◆ To do
Where a line below holds the string "draw", copy that line.

◆ Supplied data
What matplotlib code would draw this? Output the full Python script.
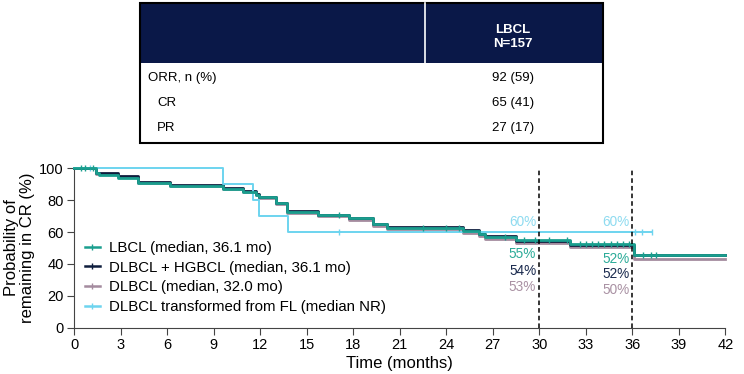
import numpy as np
import matplotlib
matplotlib.use("Agg")
import matplotlib.pyplot as plt
from matplotlib.patches import Rectangle
from matplotlib.lines import Line2D

plt.rcParams['font.family'] = ['Liberation Sans', 'DejaVu Sans']

# ---- table data ----
table_header = "LBCL\nN=157"
table_rows = ["ORR, n (%)", "CR", "PR"]
table_indent = [False, True, True]
table_values = ["92 (59)", "65 (41)", "27 (17)"]

# ---- KM data ----
lbcl_t = [0, 1.4, 1.6, 2.8, 4.1, 6.2, 9.6, 10.9, 11.7, 11.9, 13.0, 13.7, 15.7, 17.7, 19.3, 20.2, 25.1, 26.1, 26.5, 28.5, 32.0, 36.1, 42]
lbcl_s = [100, 96.9, 95.8, 94.2, 90.6, 88.9, 87.0, 84.9, 83.2, 82.0, 78.0, 72.8, 70.6, 68.6, 64.8, 62.8, 60.7, 58.6, 57.1, 54.8, 52.3, 45.6, 45.6]
lbcl_cens = [0.4, 0.7, 1.2, 17.1, 22.5, 24.0, 24.8, 27.8, 29.0, 29.7, 30.6, 31.8, 32.6, 33.0, 33.4, 33.8, 34.2, 34.6, 35.0, 35.4, 35.8, 36.7, 37.2, 37.5]

dh_t = [0, 1.4, 2.8, 4.1, 6.2, 9.6, 10.9, 11.7, 11.9, 13.0, 13.7, 15.7, 17.7, 19.3, 20.2, 25.1, 26.1, 26.5, 28.5, 32.0, 36.1, 42]
dh_s = [100, 96.9, 95.0, 91.2, 89.3, 87.6, 85.8, 83.8, 82.3, 78.4, 73.2, 71.0, 69.0, 65.0, 63.0, 61.0, 59.0, 57.4, 54.2, 51.8, 45.4, 45.4]

dl_t = [0, 1.4, 2.8, 4.1, 6.2, 9.6, 10.9, 11.7, 11.9, 13.0, 13.7, 15.7, 17.7, 19.3, 20.2, 25.1, 26.1, 26.5, 28.5, 32.0, 36.1, 42]
dl_s = [100, 96.5, 94.5, 90.6, 88.6, 86.8, 85.0, 83.0, 81.5, 77.6, 72.0, 70.0, 67.6, 64.0, 62.0, 59.6, 57.4, 55.6, 53.2, 50.4, 43.0, 43.0]

fl_t = [0, 9.6, 11.55, 11.9, 13.8, 37.25]
fl_s = [100, 90, 80, 70, 60, 60]
fl_cens = [1.0, 17.1, 36.2, 36.6, 37.25]

legend_labels = ["LBCL (median, 36.1 mo)", "DLBCL + HGBCL (median, 36.1 mo)",
                 "DLBCL (median, 32.0 mo)", "DLBCL transformed from FL (median NR)"]
col_lbcl = "#1a9e8e"
col_dh = "#0e1d3d"
col_dl = "#a48b9e"
col_fl = "#6dd4ef"

landmarks = [30, 36]
ann_30 = ["60%", "55%", "54%", "53%"]
ann_36 = ["60%", "52%", "52%", "50%"]
ann_y30 = [66.5, 46.2, 35.8, 25.7]
ann_y36 = [66.5, 43.1, 33.5, 23.7]
ann_cols = ["#8edbf0", "#2bab98", "#1a2a4e", "#a991a3"]

W, H = 744, 374
fig = plt.figure(figsize=(W/100, H/100), dpi=100)

# ---- table ----
tax = fig.add_axes([0, 0, 1, 1])
tax.set_xlim(0, W); tax.set_ylim(H, 0); tax.axis('off')
tx0, tx1, ty0, ty1 = 140, 603, 3, 143
hdr_bot = 63
div_x = 425
tax.add_patch(Rectangle((tx0, ty0), tx1-tx0, hdr_bot-ty0, facecolor="#0a1848", edgecolor='none'))
tax.plot([div_x, div_x], [ty0, hdr_bot], color='white', lw=1.2)
tax.add_patch(Rectangle((tx0, ty0), tx1-tx0, ty1-ty0, facecolor='none', edgecolor='black', lw=1.5))
vcx = 513
tax.text(vcx, 37, table_header, color='white', fontsize=9.5, fontweight='bold', ha='center', va='center', linespacing=1.25)
row_y = [78, 103, 128]
for lab, ind, val, y in zip(table_rows, table_indent, table_values, row_y):
    tax.text(157 if ind else 148, y, lab, fontsize=9.5, ha='left', va='center')
    tax.text(vcx, y, val, fontsize=9.5, ha='center', va='center')

# ---- KM plot ----
left = 74.3 / W
right = 725.3 / W
bottom = 1 - 327.7 / H
top = 1 - 168.3 / H
ax = fig.add_axes([left, bottom, right-left, top-bottom])
ax.set_xlim(0, 42)
ax.set_ylim(0, 100)

def draw(t, s, color, lw, cens=None, z=2):
    ax.step(t, s, where='post', color=color, lw=lw, zorder=z, clip_on=False)
    if cens:
        ct = np.array(cens)
        idx = np.searchsorted(np.array(t), ct, side='right') - 1
        cs = np.array(s)[idx]
        ax.plot(ct, cs, linestyle='none', marker='|', markersize=4, mew=1.0, color=color, zorder=z, clip_on=False)

draw(dl_t, dl_s, col_dl, 2.0, z=2)
draw(dh_t, dh_s, col_dh, 2.0, z=3)
draw(fl_t, fl_s, col_fl, 1.4, fl_cens, z=4)
draw(lbcl_t, lbcl_s, col_lbcl, 2.0, lbcl_cens, z=5)

for xv in landmarks:
    ax.plot([xv, xv], [0, 100], color='black', lw=1.1, ls=(0, (3, 2)), zorder=6, clip_on=False)

for xv, texts, ys in zip(landmarks, [ann_30, ann_36], [ann_y30, ann_y36]):
    for txt, c, y in zip(texts, ann_cols, ys):
        ax.text(xv - 0.2, y, txt, color=c, fontsize=9.8, ha='right', va='center')

for sp in ['top', 'right']:
    ax.spines[sp].set_visible(False)
ax.spines['left'].set_color('#444444')
ax.spines['bottom'].set_color('#444444')
ax.set_xticks(np.arange(0, 43, 3))
ax.set_yticks(np.arange(0, 101, 20))
ax.tick_params(labelsize=10.5, length=5, color='#444444', pad=2.5)
ax.set_xlabel("Time (months)", fontsize=12, labelpad=3)
ax.set_ylabel("Probability of\nremaining in CR (%)", fontsize=12, labelpad=3, linespacing=1.1)

handles = [Line2D([], [], color=c, lw=1.8, marker='|', markersize=4) for c in [col_lbcl, col_dh, col_dl, col_fl]]
ax.legend(handles, legend_labels, loc='lower left', bbox_to_anchor=(0.0, 0.02), frameon=False,
          fontsize=10.8, handlelength=1.0, handletextpad=0.6, labelspacing=0.38, borderaxespad=0.3)

fig.savefig("out.png", dpi=100)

◆ Full solution
What matplotlib code would draw this? Output the full Python script.
def draw(t, s, color, lw, cens=None, z=2):
draw(dl_t, dl_s, col_dl, 2.0, z=2)
draw(dh_t, dh_s, col_dh, 2.0, z=3)
draw(fl_t, fl_s, col_fl, 1.4, fl_cens, z=4)
draw(lbcl_t, lbcl_s, col_lbcl, 2.0, lbcl_cens, z=5)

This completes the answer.